Tangential and possibly dumb question:

I think I may simply be misunderstanding something, but the OP earlier made reference to the Strategy design pattern as being different from a component based object model.

I had been under the impression that the Strategy design pattern and a more component based object system were different ways to describe essentially the same thing - providing differentiation of object behavior via composition rather than inheritence. In other words, I had thought using a component model for game objects was an example of the strategy design pattern in action.

Does having a component object system mean something substantially different than this? (Or am I misunderstanding the design pattern...)

Why does everyone use so much indirection? Messages, IDs, Strings and the like? If a HumanRenderer component needs to render blood, it needs a reference to the HealthComponent, by its very definition:

class HumanRenderer {public:  HumanRenderer(const HealthComponent &health);private:  const HealthComponent &health};

Then, when it renders, it just refers to health. This removes the need for strings, IDs, etc. In fact, entities can simply store a flat list of components, with no way to retrieve a specific one.
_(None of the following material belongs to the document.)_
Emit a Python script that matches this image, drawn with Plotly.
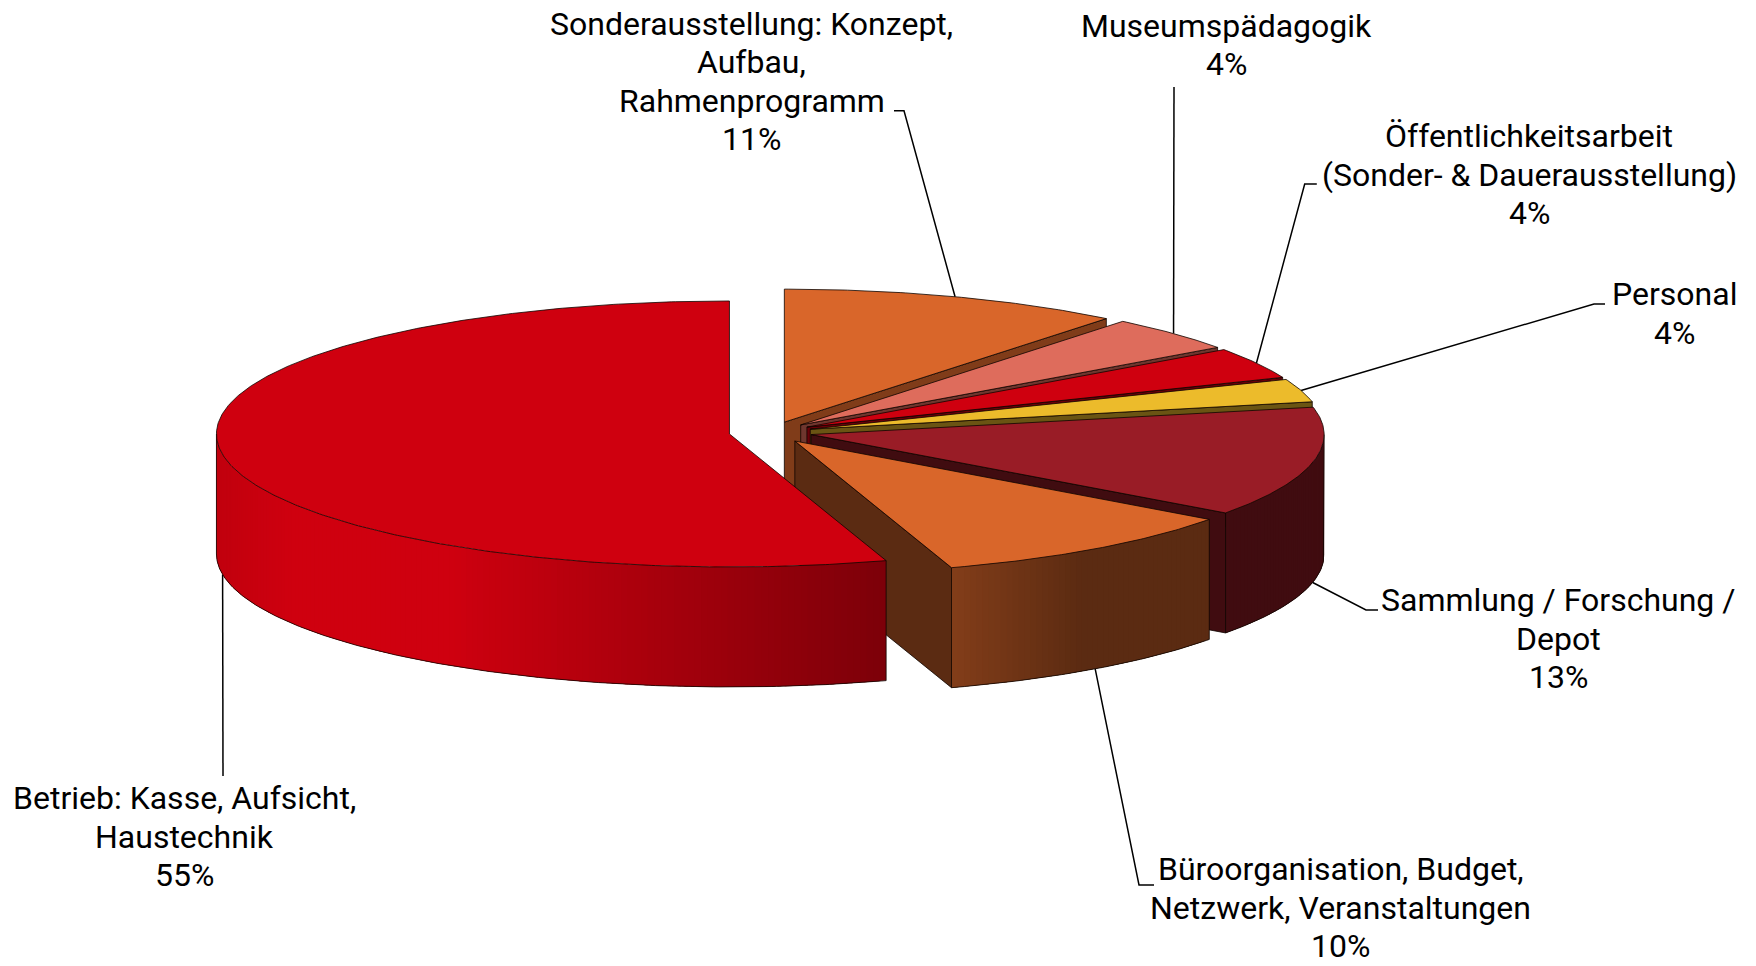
import math
import plotly.graph_objects as go

# ---- data (clockwise from 12 o'clock) ----
categories = [
    ["Sonderausstellung: Konzept,", "Aufbau,", "Rahmenprogramm"],
    ["Museumspädagogik"],
    ["Öffentlichkeitsarbeit", "(Sonder- & Dauerausstellung)"],
    ["Personal"],
    ["Sammlung / Forschung /", "Depot"],
    ["Büroorganisation, Budget,", "Netzwerk, Veranstaltungen"],
    ["Betrieb: Kasse, Aufsicht,", "Haustechnik"],
]
shares = [10.8, 4.3, 3.8, 2.8, 13.33, 10.03, 54.94]
percent_labels = ["11%", "4%", "4%", "4%", "13%", "10%", "55%"]

# ---- styling ----
top_colors = ["#D9662A", "#DE6C5C", "#CF000F", "#ECBB2B", "#991C26", "#D9662A", "#CF000F"]
face_shade = [0.59, 0.50, 0.50, 0.45, 0.42, 0.42, 0.42]

W, H = 1756, 966
CX, CY = 770.5, 432.3     # pie centre, px
RX, RY = 513.0, 133.0     # projected radii
DEPTH = 120.0             # extrusion
EXPLODE = 0.081
EDGE = "rgba(15,5,0,0.8)"
FONT = dict(family="Roboto", size=32, color="#000000")
LINE_GAP = 38.4

# label box centres and leader routes (label end + elbow)
label_pos = [(751.5, 81.5), (1226.6, 44.8), (1529, 174.7), (1674, 313.6),
             (1558, 638.5), (1340.6, 907.5), (184, 836.6)]
leader_tail = [
    [(894, 110.7), (904, 110.7)],
    [(1174, 87)],
    [(1316.8, 184), (1304.7, 184)],
    [(1605, 304), (1594, 304)],
    [(1378, 610), (1366, 610)],
    [(1154, 885), (1139, 885)],
    [(223, 776)],
]


def rgb(hex_color, k=1.0):
    h = hex_color.lstrip("#")
    r, g, b = [int(h[i:i + 2], 16) for i in (0, 2, 4)]
    return f"rgb({round(r * k)},{round(g * k)},{round(b * k)})"


def wall_shade(s):
    """Lighting of the outer wall from the sine of the angle."""
    stops = [(-1.0, 0.93), (-0.85, 1.0), (-0.555, 1.0), (0.307, 0.60), (0.56, 0.42), (1.0, 0.42)]
    for (a, va), (b, vb) in zip(stops, stops[1:]):
        if s <= b:
            return va + (vb - va) * (s - a) / (b - a)
    return stops[-1][1]


def pt(ox, oy, deg, dz=0.0):
    t = math.radians(deg)
    return ox + RX * math.sin(t), oy - RY * math.cos(t) + dz


def arc(ox, oy, a0, a1, dz=0.0, step=0.5):
    n = max(2, int(abs(a1 - a0) / step))
    return [pt(ox, oy, a0 + (a1 - a0) * i / n, dz) for i in range(n + 1)]


fig = go.Figure()


def poly(points, fill, line_color=None, width=1.0, closed=True):
    xs = [p[0] for p in points]
    ys = [p[1] for p in points]
    if closed:
        xs.append(xs[0]); ys.append(ys[0])
    fig.add_trace(go.Scatter(
        x=xs, y=ys, mode="lines", hoverinfo="skip", showlegend=False,
        fill="toself" if fill else "none", fillcolor=fill,
        line=dict(color=line_color or fill or "black", width=width),
    ))


total = sum(shares)
angles = [0.0]
for v in shares:
    angles.append(angles[-1] + v / total * 360.0)

centres = []
for i in range(len(shares)):
    mid = math.radians((angles[i] + angles[i + 1]) / 2)
    centres.append((CX + EXPLODE * RX * math.sin(mid), CY - EXPLODE * RY * math.cos(mid)))

# leader lines sit behind the pie
for i in range(len(shares)):
    mid = (angles[i] + angles[i + 1]) / 2
    ox, oy = centres[i]
    dz = DEPTH if 90 < mid < 270 else 0.0
    head = pt(ox, oy, mid, dz)
    route = [head] + leader_tail[i][::-1]
    poly(route, None, "#000000", 1.5, closed=False)

# slices back to front
for i in range(len(shares)):
    a0, a1 = angles[i], angles[i + 1]
    ox, oy = centres[i]
    col = top_colors[i]

    # flat cut face on the clockwise side (faces the viewer up to 180 degrees)
    if a1 <= 180:
        tip = pt(ox, oy, a1)
        poly([(ox, oy), tip, (tip[0], tip[1] + DEPTH), (ox, oy + DEPTH)],
             rgb(col, face_shade[i]), EDGE, 1.0)

    # curved outer wall, only its front half shows; each strip is overpainted
    # by the next, so no seams can appear
    w0, w1 = max(a0, 90.0), min(a1, 270.0)
    if w1 > w0:
        n = int((w1 - w0) / 0.75) + 1
        for k in range(n):
            b0 = w0 + (w1 - w0) * k / n
            b1 = min(w1, b0 + (w1 - w0) / n * 2.5)
            s = math.sin(math.radians(b0 + (w1 - w0) / n / 2))
            c = rgb(col, wall_shade(s))
            quad = arc(ox, oy, b0, b1, 0, 0.2) + arc(ox, oy, b1, b0, DEPTH, 0.2)
            poly(quad, c, "rgba(0,0,0,0)", 0)
        outline = arc(ox, oy, w0, w0, 0) + arc(ox, oy, w0, w1, DEPTH) + arc(ox, oy, w1, w1, 0)
        poly(outline, None, EDGE, 1.0, closed=False)

    # top face
    poly([(ox, oy)] + arc(ox, oy, a0, a1), rgb(col), EDGE, 1.0)

for i, cat in enumerate(categories):
    lines = cat + [percent_labels[i]]
    first = label_pos[i][1] - LINE_GAP * (len(lines) - 1) / 2
    for j, txt in enumerate(lines):
        fig.add_annotation(
            x=label_pos[i][0], y=first + j * LINE_GAP, xref="x", yref="y",
            text=txt, showarrow=False,
            align="center", xanchor="center", yanchor="middle", font=FONT,
        )

fig.update_layout(
    width=W, height=H, margin=dict(l=0, r=0, t=0, b=0),
    paper_bgcolor="white", plot_bgcolor="white", showlegend=False,
    xaxis=dict(range=[0, W], visible=False, fixedrange=True),
    yaxis=dict(range=[H, 0], visible=False, fixedrange=True),
)
fig.write_html("out.html", config={"displayModeBar": False},
               post_script="document.body.style.margin='0';document.body.style.overflow='hidden';")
It seems counter-intuitive at first, but I think it can work. It has so far in my game anyway, though it does introduce some new ways of thinking.

One example would be the collision system. (I haven't actually coded this yet, but I believe it can work like this) When a CollisionSystem realizes that two PhysicalComponents are intersecting, it needs to notify the different components in the entity what has happened. But it has only a reference to the two PhysicalComponents. The PhysicalComponent will contain (passed in from the constructor) a string->Component mapping for "exposed" components, and a list of callbacks. The CollisionSystem calls each of the callbacks, passing in the map of the opposite physical component, leaving varius systems to inspect the other entity. The HealthComponent could check for a PowerupComponent in the opposite entity, the InventoryComponent could check for an ItemPickupComponent, etc.

Basically, my main point is that most of the indirection in this topic, and its code ugliness/performance hit seems to be unneeded. I think a functional component system could be built without messages or IDs/names (except for when truly needed, as in the collision example above). Components don't even need to have a reference to its parent Entity (Because the Entity doesn't need to know any kind of "name" for its components). They should merely contain references to the other components they need.

Am I completely missing other advantages to indirection and using messages and things? Or are there instances that i haven't yet thought of where my no messages and no way to actually access specific components given an entity will break down?

Other edges cases, like centering the camera on a specific entity, can simply become centering the camera on a specific PositionComponent, which nicely gives you the ability to do multiple viewports on a car/ship/whatever, for instance, since you can now have multiple components of the same type in the same entity.